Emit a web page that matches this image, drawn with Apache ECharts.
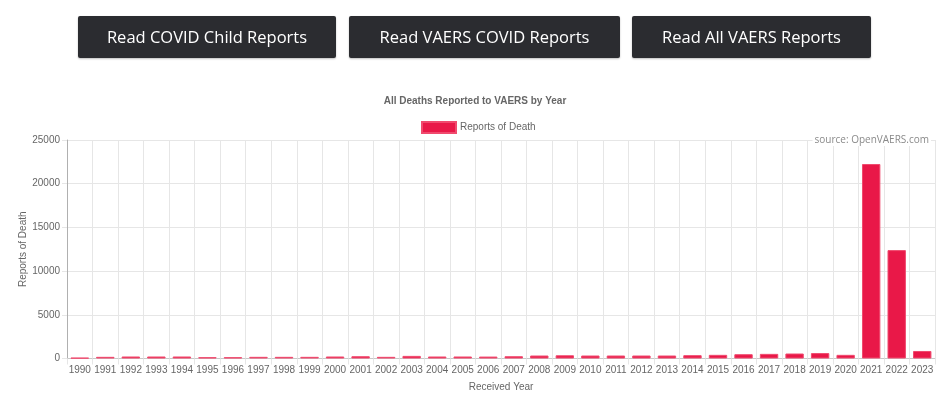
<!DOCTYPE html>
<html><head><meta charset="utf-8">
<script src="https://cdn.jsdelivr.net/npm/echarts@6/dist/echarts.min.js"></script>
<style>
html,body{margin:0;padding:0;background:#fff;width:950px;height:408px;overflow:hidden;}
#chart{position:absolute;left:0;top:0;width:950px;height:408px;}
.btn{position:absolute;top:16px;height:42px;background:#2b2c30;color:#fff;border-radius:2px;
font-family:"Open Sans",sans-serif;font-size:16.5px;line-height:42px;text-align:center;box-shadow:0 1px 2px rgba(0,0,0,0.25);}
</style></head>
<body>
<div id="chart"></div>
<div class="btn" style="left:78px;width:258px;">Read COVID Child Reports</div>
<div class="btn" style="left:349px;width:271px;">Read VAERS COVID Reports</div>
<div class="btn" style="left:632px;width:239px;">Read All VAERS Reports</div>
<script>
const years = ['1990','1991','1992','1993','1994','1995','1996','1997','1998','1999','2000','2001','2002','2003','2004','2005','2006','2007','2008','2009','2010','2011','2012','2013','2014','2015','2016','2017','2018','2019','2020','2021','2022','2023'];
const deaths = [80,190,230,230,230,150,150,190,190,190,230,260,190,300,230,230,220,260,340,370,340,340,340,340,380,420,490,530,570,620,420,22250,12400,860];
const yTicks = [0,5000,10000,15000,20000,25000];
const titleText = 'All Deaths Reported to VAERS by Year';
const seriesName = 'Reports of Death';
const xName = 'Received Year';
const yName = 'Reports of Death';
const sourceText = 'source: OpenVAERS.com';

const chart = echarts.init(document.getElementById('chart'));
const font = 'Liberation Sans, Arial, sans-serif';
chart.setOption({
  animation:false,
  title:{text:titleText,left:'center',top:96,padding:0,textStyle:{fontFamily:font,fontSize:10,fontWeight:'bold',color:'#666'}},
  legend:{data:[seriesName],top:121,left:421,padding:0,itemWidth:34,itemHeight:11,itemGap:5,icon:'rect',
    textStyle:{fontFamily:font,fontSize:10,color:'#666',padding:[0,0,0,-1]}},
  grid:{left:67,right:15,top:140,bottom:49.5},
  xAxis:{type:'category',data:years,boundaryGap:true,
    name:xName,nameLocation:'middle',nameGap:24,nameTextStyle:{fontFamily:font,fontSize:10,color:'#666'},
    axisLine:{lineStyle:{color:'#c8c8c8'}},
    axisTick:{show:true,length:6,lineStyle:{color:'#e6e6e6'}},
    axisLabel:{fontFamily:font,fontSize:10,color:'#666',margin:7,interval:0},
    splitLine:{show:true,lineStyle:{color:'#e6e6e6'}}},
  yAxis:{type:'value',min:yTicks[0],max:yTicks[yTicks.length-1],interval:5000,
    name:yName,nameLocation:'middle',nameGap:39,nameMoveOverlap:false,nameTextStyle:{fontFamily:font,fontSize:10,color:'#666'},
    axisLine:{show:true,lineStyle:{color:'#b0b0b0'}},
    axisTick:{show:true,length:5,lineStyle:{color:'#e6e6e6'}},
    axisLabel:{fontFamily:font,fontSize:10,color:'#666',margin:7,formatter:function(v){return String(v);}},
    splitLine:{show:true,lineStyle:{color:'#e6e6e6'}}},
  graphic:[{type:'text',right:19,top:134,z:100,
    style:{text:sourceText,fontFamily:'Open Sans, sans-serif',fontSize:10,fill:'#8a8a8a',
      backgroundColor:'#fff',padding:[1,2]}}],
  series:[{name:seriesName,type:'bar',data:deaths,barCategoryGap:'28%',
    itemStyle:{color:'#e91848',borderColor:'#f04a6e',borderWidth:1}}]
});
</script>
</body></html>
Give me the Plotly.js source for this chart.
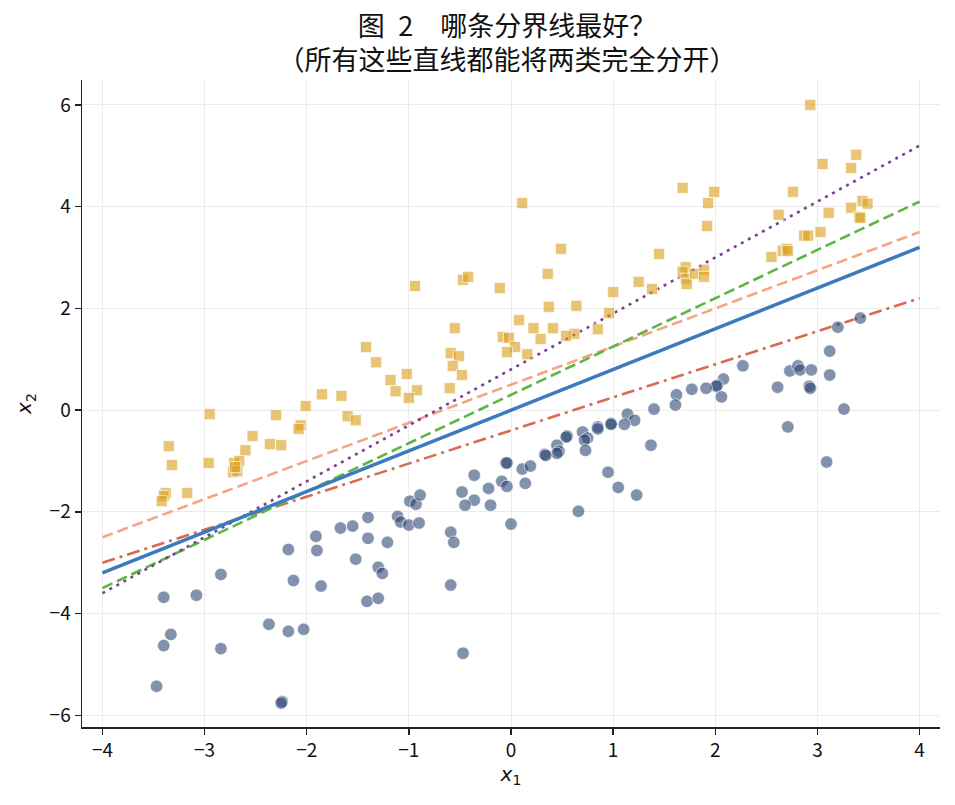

Exercise objective:
All of the lines above should be retyped precisely, apart from the pictures.

Result for this task:
Emit a web page that matches this image, drawn with Apache ECharts.
<!DOCTYPE html>
<html><head><meta charset="utf-8">
<script src="https://cdn.jsdelivr.net/npm/echarts@6/dist/echarts.min.js"></script>
<style>
html,body{margin:0;padding:0;background:#fff;width:950px;height:408px;overflow:hidden;}
#chart{position:absolute;left:0;top:0;width:950px;height:408px;}
.btn{position:absolute;top:16px;height:42px;background:#2b2c30;color:#fff;border-radius:2px;
font-family:"Open Sans",sans-serif;font-size:16.5px;line-height:42px;text-align:center;box-shadow:0 1px 2px rgba(0,0,0,0.25);}
</style></head>
<body>
<div id="chart"></div>
<div class="btn" style="left:78px;width:258px;">Read COVID Child Reports</div>
<div class="btn" style="left:349px;width:271px;">Read VAERS COVID Reports</div>
<div class="btn" style="left:632px;width:239px;">Read All VAERS Reports</div>
<script>
const years = ['1990','1991','1992','1993','1994','1995','1996','1997','1998','1999','2000','2001','2002','2003','2004','2005','2006','2007','2008','2009','2010','2011','2012','2013','2014','2015','2016','2017','2018','2019','2020','2021','2022','2023'];
const deaths = [80,190,230,230,230,150,150,190,190,190,230,260,190,300,230,230,220,260,340,370,340,340,340,340,380,420,490,530,570,620,420,22250,12400,860];
const yTicks = [0,5000,10000,15000,20000,25000];
const titleText = 'All Deaths Reported to VAERS by Year';
const seriesName = 'Reports of Death';
const xName = 'Received Year';
const yName = 'Reports of Death';
const sourceText = 'source: OpenVAERS.com';

const chart = echarts.init(document.getElementById('chart'));
const font = 'Liberation Sans, Arial, sans-serif';
chart.setOption({
  animation:false,
  title:{text:titleText,left:'center',top:96,padding:0,textStyle:{fontFamily:font,fontSize:10,fontWeight:'bold',color:'#666'}},
  legend:{data:[seriesName],top:121,left:421,padding:0,itemWidth:34,itemHeight:11,itemGap:5,icon:'rect',
    textStyle:{fontFamily:font,fontSize:10,color:'#666',padding:[0,0,0,-1]}},
  grid:{left:67,right:15,top:140,bottom:49.5},
  xAxis:{type:'category',data:years,boundaryGap:true,
    name:xName,nameLocation:'middle',nameGap:24,nameTextStyle:{fontFamily:font,fontSize:10,color:'#666'},
    axisLine:{lineStyle:{color:'#c8c8c8'}},
    axisTick:{show:true,length:6,lineStyle:{color:'#e6e6e6'}},
    axisLabel:{fontFamily:font,fontSize:10,color:'#666',margin:7,interval:0},
    splitLine:{show:true,lineStyle:{color:'#e6e6e6'}}},
  yAxis:{type:'value',min:yTicks[0],max:yTicks[yTicks.length-1],interval:5000,
    name:yName,nameLocation:'middle',nameGap:39,nameMoveOverlap:false,nameTextStyle:{fontFamily:font,fontSize:10,color:'#666'},
    axisLine:{show:true,lineStyle:{color:'#b0b0b0'}},
    axisTick:{show:true,length:5,lineStyle:{color:'#e6e6e6'}},
    axisLabel:{fontFamily:font,fontSize:10,color:'#666',margin:7,formatter:function(v){return String(v);}},
    splitLine:{show:true,lineStyle:{color:'#e6e6e6'}}},
  graphic:[{type:'text',right:19,top:134,z:100,
    style:{text:sourceText,fontFamily:'Open Sans, sans-serif',fontSize:10,fill:'#8a8a8a',
      backgroundColor:'#fff',padding:[1,2]}}],
  series:[{name:seriesName,type:'bar',data:deaths,barCategoryGap:'28%',
    itemStyle:{color:'#e91848',borderColor:'#f04a6e',borderWidth:1}}]
});
</script>
</body></html>
Give me the Plotly.js source for this chart.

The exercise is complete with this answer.